OP I think most people have work place personae. EG at its most mundane, you've just had an argument at home, the plumber hasn't fixed the shower, you've forgotten to call your DM and she's upset. Or worse, you're very concerned about yours or someone else's health, you've had a final demand for some money, your LL wants you out in 4 weeks time ...The work place persona usually demands and you give as much of a smooth, pleasant performance as you can, or you explain to someone (HR? management) and ask for time out or understanding. Equally, you may be happier in jeans and bare feet at home - you don't wear that to work unless you're very lucky. And you may call a spade a spade at home, but at work you finesse your language so you don't upset colleagues or customers needlessly.

It's being rather precious to say a work persona demands you tamp down what makes you you eg "It's not what you care about or think" unless you are in totally the wrong job. You were presumably hired because of the skills and how you came across.

But if you hate the job, couldn't give a toss about it and don't like your colleagues ... can you leave? do what you want to do? or are you trapped by financial commitments? can you rethink them?

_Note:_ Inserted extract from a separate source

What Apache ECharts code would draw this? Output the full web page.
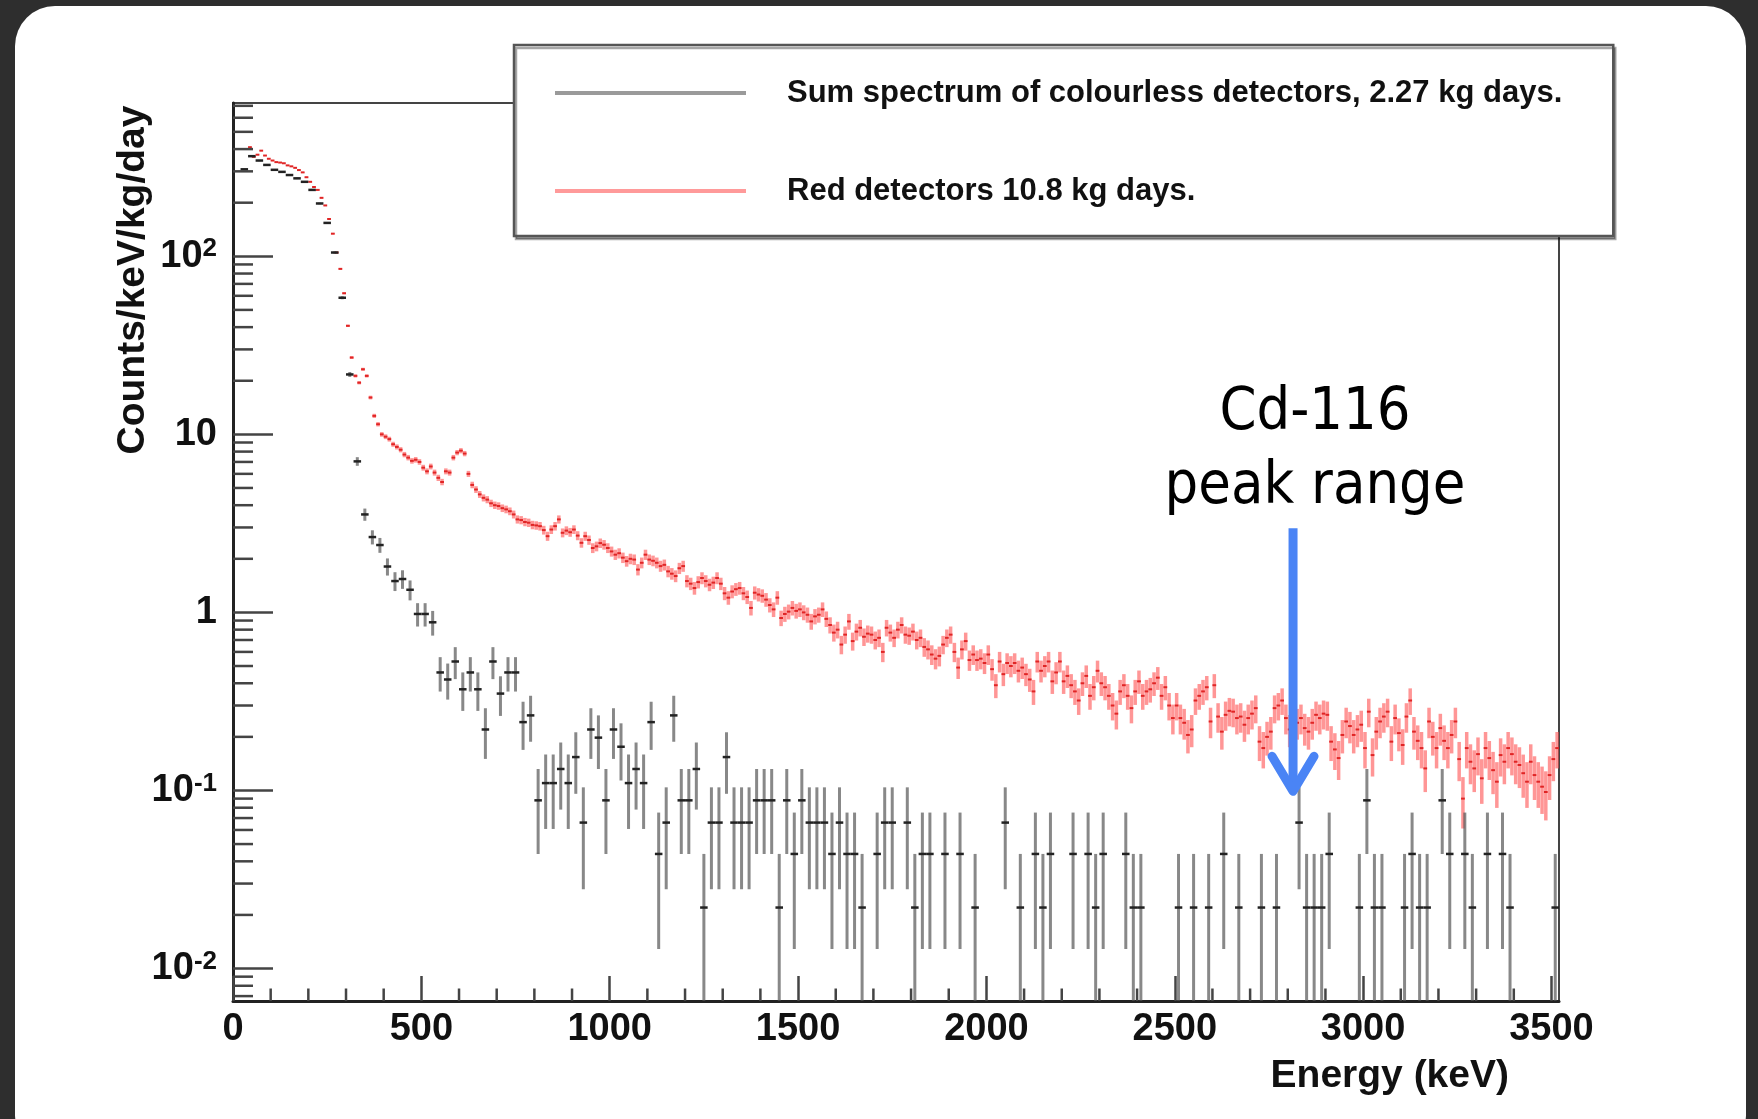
<!DOCTYPE html>
<html>
<head>
<meta charset="utf-8">
<script src="https://cdn.jsdelivr.net/npm/echarts@6/dist/echarts.min.js"></script>
<style>
html,body{margin:0;padding:0;width:1758px;height:1119px;overflow:hidden;background:#2e2e2e;}
#card{position:absolute;left:15px;top:6px;width:1731px;height:1150px;background:#fff;border-radius:40px;}
#chart{position:absolute;left:0;top:0;width:1758px;height:1119px;}
</style>
</head>
<body>
<div id="card"></div>
<div id="chart"></div>
<script>
// ---------------- data ----------------
const SERIES_NAMES = ['Sum spectrum of colourless detectors, 2.27 kg days.', 'Red detectors 10.8 kg days.'];
const BLACK_EXPOSURE = 2.27;   // kg days
const RED_EXPOSURE = 10.8;     // kg days
const BLACK_BIN_START = 10, BLACK_BIN_WIDTH = 20;   // keV
const RED_BIN_START = 5, RED_BIN_WIDTH = 10;         // keV

// colourless detectors, counts/keV/kg/day per 20 keV bin (0 = empty bin)
const blackValues = [
  0,308,365,345,326,
  306,298,286,274,262,
  236,198,154,105,58.5,
  21.7,7.05,3.55,2.65,2.39,
  1.81,1.50,1.54,1.34,0.98,
  0.98,0.88,0.46,0.42,0.53,
  0.37,0.46,0.37,0.22,0.53,
  0.35,0.46,0.46,0.242,0.264,
  0.088,0.110,0.110,0.132,0.110,
  0.154,0.066,0.220,0.198,0.088,
  0.220,0.176,0.110,0.132,0.110,
  0.242,0.044,0.066,0.264,0.088,
  0.088,0.132,0.022,0.066,0.066,
  0.154,0.066,0.066,0.066,0.088,
  0.088,0.088,0.022,0.088,0.044,
  0.088,0.066,0.066,0.066,0.044,
  0.066,0.044,0.044,0.022,0,
  0.044,0.066,0.066,0,0.066,
  0.022,0.044,0.044,0,0.044,
  0,0.044,0,0.022,0,
  0,0,0.066,0,0.022,
  0,0.044,0.022,0.044,0,
  0,0.044,0,0.044,0.022,
  0.044,0,0,0.044,0.022,
  0.022,0,0,0,0,
  0.022,0,0.022,0,0.022,
  0,0.044,0,0.022,0,
  0,0.022,0,0.022,0,
  0,0.066,0.022,0.022,0.022,
  0.044,0,0,0,0.022,
  0.088,0.022,0.022,0,0,
  0.022,0.044,0.022,0.022,0,
  0.088,0.044,0,0.044,0.022,
  0,0.044,0,0.044,0.022,
  0,0,0,0,0,
  0.022
];

// red detectors, counts/keV/kg/day per 10 keV bin (null = below threshold)
const redValues = [
  null,null,null,null,410,362,372,392,368,353,
  345,338,336,333,324,320,314,305,296,278,
  262,245,236,213,193,162,134,105,85,62,
  40.7,27,21.3,19.5,23.2,21.3,16.1,12.7,11.4,10.0,
  9.7,9.4,8.8,8.5,8.2,7.7,7.4,7.1,7.2,7.0,
  6.5,6.2,6.6,6.1,5.7,5.4,6.2,6.1,7.4,7.9,
  8.1,7.8,6.0,5.2,4.9,4.6,4.4,4.3,4.1,4.0,
  3.96,3.85,3.79,3.7,3.55,3.33,3.3,3.22,3.19,3.1,
  3.08,3.05,2.9,2.68,2.92,3.05,3.33,2.8,2.88,2.82,
  2.92,2.7,2.46,2.68,2.55,2.30,2.35,2.45,2.4,2.3,
  2.2,2.11,2.15,2.03,1.94,2.0,1.98,1.74,1.9,2.11,
  1.98,1.95,1.9,1.82,1.85,1.7,1.65,1.6,1.77,1.82,
  1.50,1.45,1.37,1.48,1.56,1.50,1.43,1.47,1.56,1.45,
  1.28,1.21,1.31,1.35,1.37,1.28,1.22,1.06,1.29,1.26,
  1.24,1.18,1.10,1.04,1.21,0.93,0.98,1.01,1.06,1.02,
  1.04,1.00,0.97,0.89,0.95,0.97,1.04,0.92,0.85,0.77,
  0.80,0.66,0.75,0.89,0.69,0.78,0.82,0.73,0.76,0.75,
  0.70,0.72,0.60,0.82,0.77,0.72,0.80,0.85,0.75,0.74,
  0.78,0.70,0.72,0.64,0.62,0.58,0.55,0.57,0.66,0.72,
  0.75,0.60,0.49,0.62,0.69,0.54,0.58,0.54,0.55,0.52,
  0.58,0.48,0.39,0.53,0.45,0.52,0.50,0.52,0.47,0.49,
  0.45,0.42,0.36,0.53,0.47,0.50,0.53,0.41,0.46,0.53,
  0.41,0.44,0.39,0.36,0.32,0.40,0.44,0.34,0.38,0.47,
  0.40,0.38,0.34,0.30,0.27,0.36,0.39,0.34,0.29,0.36,
  0.41,0.34,0.36,0.37,0.40,0.43,0.34,0.38,0.30,0.255,
  0.30,0.255,0.24,0.205,0.22,0.32,0.34,0.36,0.38,0.244,
  0.39,0.26,0.214,0.266,0.28,0.277,0.255,0.26,0.234,0.255,
  0.27,0.29,0.188,0.173,0.20,0.214,0.29,0.30,0.32,0.255,
  0.22,0.214,0.24,0.255,0.224,0.214,0.24,0.266,0.255,0.27,
  0.266,0.188,0.17,0.152,0.205,0.244,0.23,0.205,0.22,0.234,
  0.173,0.277,0.158,0.214,0.244,0.26,0.277,0.188,0.255,0.21,
  0.180,0.26,0.32,0.214,0.19,0.173,0.133,0.244,0.20,0.173,
  0.224,0.19,0.173,0.205,0.244,0.15,0.090,0.173,0.145,0.133,
  0.16,0.117,0.173,0.152,0.13,0.112,0.158,0.145,0.173,0.16,
  0.145,0.139,0.125,0.112,0.145,0.122,0.112,0.105,0.098,0.122,
  0.15,0.173
];

// axis ranges and ticks
const X_MIN = 0, X_MAX = 3520, X_MAJOR = 500, X_MINOR = 100;
const Y_MIN = 0.00657, Y_MAX = 726;
const yDecadeLabels = { '-2': ['10', '-2'], '-1': ['10', '-1'], '0': ['1', ''], '1': ['10', ''], '2': ['10', '2'] };

// annotation: Cd-116 double beta Q value
const annotationText = ['Cd-116', 'peak range'];
const annotationArrow = { energy: 2814, from: 2.97, to: 0.0964 };

// ---------------- build series data ----------------
function toErrorData(values, start, width, exposure) {
  const out = [];
  values.forEach(function (v, i) {
    if (v == null || v <= 0) return;
    const e = Math.sqrt(v / (exposure * width));
    out.push([start + i * width, v, v - e, v + e]);
  });
  return out;
}
const blackData = toErrorData(blackValues, BLACK_BIN_START, BLACK_BIN_WIDTH, BLACK_EXPOSURE);
const redData = toErrorData(redValues, RED_BIN_START, RED_BIN_WIDTH, RED_EXPOSURE);

const yMinorTicks = [];
for (let e = -3; e <= 2; e++) {
  for (let m = 2; m <= 9; m++) {
    const v = m * Math.pow(10, e);
    if (v > Y_MIN && v < Y_MAX) yMinorTicks.push([X_MIN, v]);
  }
}
const xMinorTicks = [];
for (let v = X_MINOR; v < X_MAX; v += X_MINOR) {
  if (v % X_MAJOR !== 0) xMinorTicks.push([v, Y_MIN]);
}

function errorBarRenderer(binW, barColor, barWidth, markColor, markWidth) {
  return function (params, api) {
    const x = api.value(0), v = api.value(1), lo = api.value(2), hi = api.value(3);
    const top = api.coord([x, Math.min(hi, Y_MAX)]);
    const bot = api.coord([x, Math.max(lo, Y_MIN)]);
    const l = api.coord([x - binW / 2, v]);
    const r = api.coord([x + binW / 2, v]);
    return {
      type: 'group',
      children: [
        { type: 'line', shape: { x1: top[0], y1: top[1], x2: bot[0], y2: bot[1] }, style: { stroke: barColor, lineWidth: barWidth } },
        { type: 'line', shape: { x1: l[0], y1: l[1], x2: r[0], y2: r[1] }, style: { stroke: markColor, lineWidth: markWidth } }
      ]
    };
  };
}

const FONT = '"Liberation Sans", Arial, Helvetica, sans-serif';
const chart = echarts.init(document.getElementById('chart'), null, { renderer: 'canvas' });

const option = {
  backgroundColor: 'transparent',
  animation: false,
  grid: { left: 233, top: 103, width: 1326, height: 898, show: true, borderColor: '#444', borderWidth: 2, backgroundColor: 'transparent' },
  legend: {
    orient: 'vertical', left: 514, top: 45,
    padding: [28, 51, 25, 41],
    itemWidth: 191, itemHeight: 4, itemGap: 58,
    backgroundColor: '#fff', borderColor: '#555', borderWidth: 2.5,
    shadowColor: 'rgba(0,0,0,0.35)', shadowOffsetX: 2, shadowOffsetY: 3, shadowBlur: 0,
    selectedMode: false,
    textStyle: { fontFamily: FONT, fontWeight: 'bold', fontSize: 31, color: '#111', padding: [0, 0, 0, 36], lineHeight: 40 },
    data: [
      { name: SERIES_NAMES[0], icon: 'rect', itemStyle: { color: '#9a9a9a' } },
      { name: SERIES_NAMES[1], icon: 'rect', itemStyle: { color: '#ff9a9a' } }
    ]
  },
  xAxis: {
    type: 'value', min: X_MIN, max: X_MAX, interval: X_MAJOR,
    axisLine: { show: true, lineStyle: { color: '#222', width: 3 } },
    axisTick: { show: true, inside: true, length: 25, lineStyle: { color: '#444', width: 2.5 } },
    splitLine: { show: false },
    axisLabel: {
      show: true, showMaxLabel: false, margin: 10, fontFamily: FONT, fontWeight: 'bold', fontSize: 38, color: '#111',
      formatter: function (v) { return String(v); }
    }
  },
  yAxis: {
    type: 'log', logBase: 10, min: Y_MIN, max: Y_MAX,
    axisLine: { show: true, lineStyle: { color: '#222', width: 3 } },
    axisTick: { show: true, inside: true, length: 40, lineStyle: { color: '#444', width: 2.5 } },
    splitLine: { show: false },
    axisLabel: {
      show: true, showMinLabel: false, showMaxLabel: false, margin: 16,
      fontFamily: FONT, fontWeight: 'bold', fontSize: 38, color: '#111',
      formatter: function (v) {
        const e = String(Math.round(Math.log10(v)));
        const lab = yDecadeLabels[e];
        if (!lab) return '';
        return lab[1] ? lab[0] + '{sup|' + lab[1] + '}' : lab[0];
      },
      rich: { sup: { fontFamily: FONT, fontWeight: 'bold', fontSize: 26, color: '#111', verticalAlign: 'top', padding: [0, 0, 14, 0] } }
    }
  },
  series: [
    {
      name: SERIES_NAMES[1], type: 'custom', clip: true, z: 3,
      encode: { x: 0, y: 1 },
      data: redData,
      renderItem: errorBarRenderer(RED_BIN_WIDTH, 'rgba(255,85,85,0.62)', 3.5, '#e02525', 2)
    },
    {
      name: SERIES_NAMES[0], type: 'custom', clip: true, z: 4,
      encode: { x: 0, y: 1 },
      data: blackData,
      renderItem: errorBarRenderer(BLACK_BIN_WIDTH, 'rgba(80,80,80,0.68)', 3, '#222', 2.5)
    },
    {
      name: 'yMinorTicks', type: 'custom', clip: false, z: 5, silent: true,
      data: yMinorTicks,
      renderItem: function (params, api) {
        const p = api.coord([api.value(0), api.value(1)]);
        return { type: 'line', shape: { x1: p[0], y1: p[1], x2: p[0] + 20, y2: p[1] }, style: { stroke: '#444', lineWidth: 2.5 } };
      }
    },
    {
      name: 'xMinorTicks', type: 'custom', clip: false, z: 5, silent: true,
      data: xMinorTicks,
      renderItem: function (params, api) {
        const p = api.coord([api.value(0), api.value(1)]);
        return { type: 'line', shape: { x1: p[0], y1: p[1], x2: p[0], y2: p[1] - 12.5 }, style: { stroke: '#444', lineWidth: 2.5 } };
      }
    },
    {
      name: 'arrow', type: 'custom', clip: false, z: 10, silent: true,
      data: [[annotationArrow.energy, annotationArrow.from, annotationArrow.to]],
      renderItem: function (params, api) {
        const top = api.coord([api.value(0), api.value(1)]);
        const tip = api.coord([api.value(0), api.value(2)]);
        const col = '#4a84f5';
        return {
          type: 'group',
          children: [
            { type: 'line', shape: { x1: top[0], y1: top[1], x2: tip[0], y2: tip[1] - 6 }, style: { stroke: col, lineWidth: 9 } },
            { type: 'polyline', shape: { points: [[tip[0] - 21, tip[1] - 37], [tip[0], tip[1] - 2], [tip[0] + 21, tip[1] - 37]] }, style: { stroke: col, lineWidth: 9, lineCap: 'round', lineJoin: 'round', fill: null } }
          ]
        };
      }
    }
  ],
  graphic: [
    { type: 'text', x: 133.5, y: 280, rotation: Math.PI / 2, z: 20,
      style: { text: 'Counts/keV/kg/day', fontFamily: FONT, fontWeight: 'bold', fontSize: 39, fill: '#111', align: 'center', verticalAlign: 'middle' } },
    { type: 'text', x: 1509, y: 1076, z: 20,
      style: { text: 'Energy (keV)', fontFamily: FONT, fontWeight: 'bold', fontSize: 39, fill: '#111', align: 'right', verticalAlign: 'middle' } },
    { type: 'text', x: 1315, y: 414, z: 20,
      style: { text: annotationText[0], fontFamily: '"DejaVu Sans Condensed", "DejaVu Sans", sans-serif', fontSize: 59, fill: '#000', align: 'center', verticalAlign: 'middle' } },
    { type: 'text', x: 1315, y: 488, z: 20,
      style: { text: annotationText[1], fontFamily: '"DejaVu Sans Condensed", "DejaVu Sans", sans-serif', fontSize: 59, fill: '#000', align: 'center', verticalAlign: 'middle' } }
  ]
};
chart.setOption(option);
</script>
</body>
</html>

pumpkinyael · 07/09/2018 17:41

I definitely have a workplace persona.
I don't wear the same clothes, I don't make the same jokes. I make an effort to talk in a calm manner. (=Less hyper. It has become second nature tbh)

I don't discuss certain things at work. There are certain things I wouldn't do at work. And I react differently as well. (Annoying clients, colleagues, boss...)

I think that's fairly normal, tbh.

witchmountain · 07/09/2018 19:47

Most people are talking about personas in terms of the basic accommodations they make like dress, social niceties etc. It sounds like the OP has that sorted given that she’s held down employment for the last 35 years! It sounded more like she was after a persona that would struggle less and feel more capable?

DelurkingAJ · 07/09/2018 20:03

I come across as more straight laced at work and that’s just fine by me. It does mean when things ‘leak’ from my personal life then my colleagues have been known to completely double-take, but by then they think of my as professional and efficient and accept that the fact that my life is more exciting/normal than they’d expected was them projecting what they saw at work.

Doesn’t mean I’m a different person, more that I have different priorities at work.

Example was at my last place I turned up for an evening do in DH’s sports car as he needed the Volvo for something...this was described by one of my bosses as ‘the most unlikely thing they’d seen all year’.